Segnaliamo un altro interessante articolo di Osservatorio sui Balcani:

A un anno dall’iniziativa europea sulla liberalizzazione dei visti, per i cittadini albanesi varcare il confine rimane un’impresa. Con Bruxelles ancora lontana e il Kosovo indipendente, nel paese si fanno strada aspirazioni nazionalistiche di integrazione panalbanese.
A quasi vent’anni dal crollo del regime, l’Albania rimane uno dei paesi più isolati d’Europa. In una graduatoria stilata in base alla libertà di movimento (fonte: la società Henry International Visa Restriction), si colloca al 182esimo posto su 192 paesi presi in esame, in coda a tutti i paesi europei – vicini balcanici inclusi – e a fianco di Cambogia, Libano, Pakistan e Sudan.

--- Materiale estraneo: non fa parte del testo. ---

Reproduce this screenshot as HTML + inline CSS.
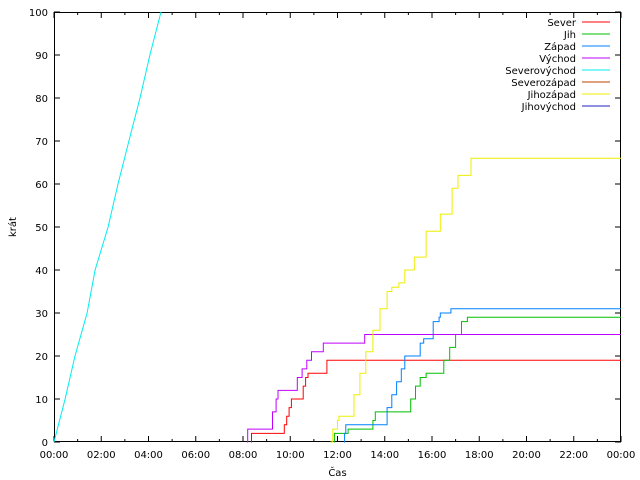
<!DOCTYPE html>
<html><head><meta charset="utf-8"><style>
body{margin:0;background:#fff}
svg{display:block}
text{font-family:"DejaVu Sans","Liberation Sans",sans-serif;font-size:10px;fill:#000}
</style></head><body>
<svg id="c" width="640" height="480"></svg>
<script>
const xTickLabels=["00:00","02:00","04:00","06:00","08:00","10:00","12:00","14:00","16:00","18:00","20:00","22:00","00:00"];
const yTicks=[0,10,20,30,40,50,60,70,80,90,100];
const seriesNames=["Sever","Jih","Západ","Východ","Severovýchod","Severozápad","Jihozápad","Jihovýchod"];
const seriesColors=["#ff0000","#00c000","#0080ff","#c000ff","#00eeee","#c04000","#eeee00","#2020c0"];
// [hour, value] pairs
const sever=[[8.34,0],[8.36,2],[9.6,2],[9.75,4],[9.85,6],[9.95,8],[10.05,10],[10.45,10],[10.55,13],[10.65,15],[10.75,16],[11.45,16],[11.55,19],[24,19]];
const jih=[[11.85,0],[11.87,2],[12.4,2],[12.45,3],[13.4,3],[13.5,5],[13.6,7],[14.95,7],[15.1,10],[15.3,13],[15.5,15],[15.75,16],[16.3,16],[16.5,19],[16.75,22],[17.0,25],[17.25,28],[17.5,29],[24,29]];
const zapad=[[12.27,0],[12.3,2],[12.35,4],[13.9,4],[14.1,8],[14.3,11],[14.5,14],[14.7,17],[14.85,20],[15.4,20],[15.5,23],[15.65,24],[15.9,24],[16.05,28],[16.3,29],[16.35,30],[16.75,30],[16.8,31],[24,31]];
const vychod=[[8.17,0],[8.2,3],[9.1,3],[9.25,7],[9.4,10],[9.48,12],[10.16,12],[10.3,15],[10.5,17],[10.7,19],[10.9,21],[11.35,21],[11.4,23],[13.1,23],[13.15,25],[24,25]];
const severovychod=[[0,0],[0.47,10],[0.89,20],[1.4,30],[1.74,40],[2.29,50],[2.71,60],[3.17,70],[3.64,80],[4.06,90],[4.53,100]];
const jihozapad=[[11.7,0],[11.8,3],[12.0,5],[12.06,6],[12.5,6],[12.7,11],[12.95,16],[13.2,21],[13.5,26],[13.8,31],[14.1,35],[14.3,36],[14.6,37],[14.85,40],[15.25,43],[15.75,49],[16.1,49],[16.35,53],[16.85,59],[17.1,62],[17.65,66],[24,66]];
const seriesData=[sever,jih,zapad,vychod,severovychod,[],jihozapad,[]];
const NS="http://www.w3.org/2000/svg";
const svg=document.getElementById("c");
const L=54,R=621,T=12,B=442;
const X=h=>L+h*(R-L)/24, Y=v=>B-v*(B-T)/100;
function el(tag,attrs,parent){const e=document.createElementNS(NS,tag);for(const k in attrs)e.setAttribute(k,attrs[k]);(parent||svg).appendChild(e);return e;}
// ticks
for(let h=0;h<=24;h++){
  const len=h%2===0?6:3;
  const t1=el("line",{x1:X(h),x2:X(h),y1:B,y2:B-len,stroke:"#000"});
  
  
  const t2=el("line",{x1:X(h),x2:X(h),y1:T,y2:T+len,stroke:"#000"});
  
  
}
xTickLabels.forEach((s,i)=>{
  const t=el("text",{x:X(i*2),y:B+16,"text-anchor":"middle"});t.textContent=s;
  
  
});
yTicks.forEach(v=>{
  const a=el("line",{x1:L,x2:L+6,y1:Y(v),y2:Y(v),stroke:"#000"});
  
  
  const b=el("line",{x1:R,x2:R-6,y1:Y(v),y2:Y(v),stroke:"#000"});
  
  
  const t=el("text",{x:L-6,y:Y(v)+4,"text-anchor":"end"});t.textContent=v;
  
  
});
const frame=el("rect",{x:L+0.5,y:T+0.5,width:R-L-1,height:B-T-1,fill:"none",stroke:"#000"});


const xt=el("text",{x:(L+R)/2,y:476,"text-anchor":"middle"});xt.textContent="Čas";


const yt=el("text",{x:16,y:(T+B)/2,"text-anchor":"middle",transform:"rotate(-90 16 "+((T+B)/2)+")"});yt.textContent="krát";


// series
seriesData.forEach((d,i)=>{
  if(!d.length)return;
  let pts=[];
  const step=i!==4;
  d.forEach((p,j)=>{
    if(step&&j>0)pts.push(X(p[0]).toFixed(1)+","+Y(d[j-1][1]).toFixed(1));
    pts.push(X(p[0]).toFixed(1)+","+Y(p[1]).toFixed(1));
  });
  const pl=el("polyline",{points:pts.join(" "),fill:"none",stroke:seriesColors[i],"stroke-width":1});
  
  
});
// legend
seriesNames.forEach((n,i)=>{
  const y=22+i*12;
  const t=el("text",{x:576,y:y+4,"text-anchor":"end"});t.textContent=n;
  
  
  const l=el("line",{x1:582,x2:610,y1:y,y2:y,stroke:seriesColors[i]});
  
  
});
</script>
</body></html>
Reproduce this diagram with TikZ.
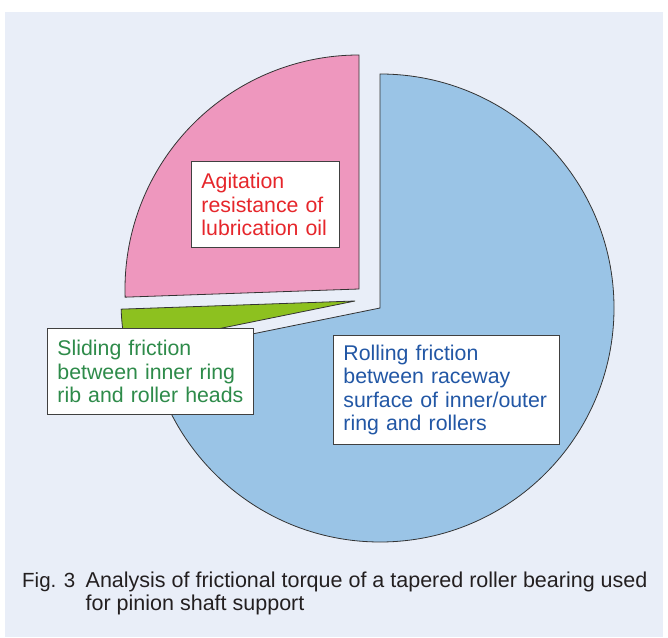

Il territorio più inaccessibile ai cittadini albanesi è l’Unione Europea, ma non sono di facile accesso neanche alcuni dei paesi balcanici non ancora integrati nell’UE. Non ha contribuito al miglioramento della situazione nemmeno l’iniziativa europea sulla liberalizzazione dei visti, entrata in vigore il primo gennaio 2008: questo è quanto risulta da un rapporto pubblicato dalla ONG di Tirana “European Movement in Albania”.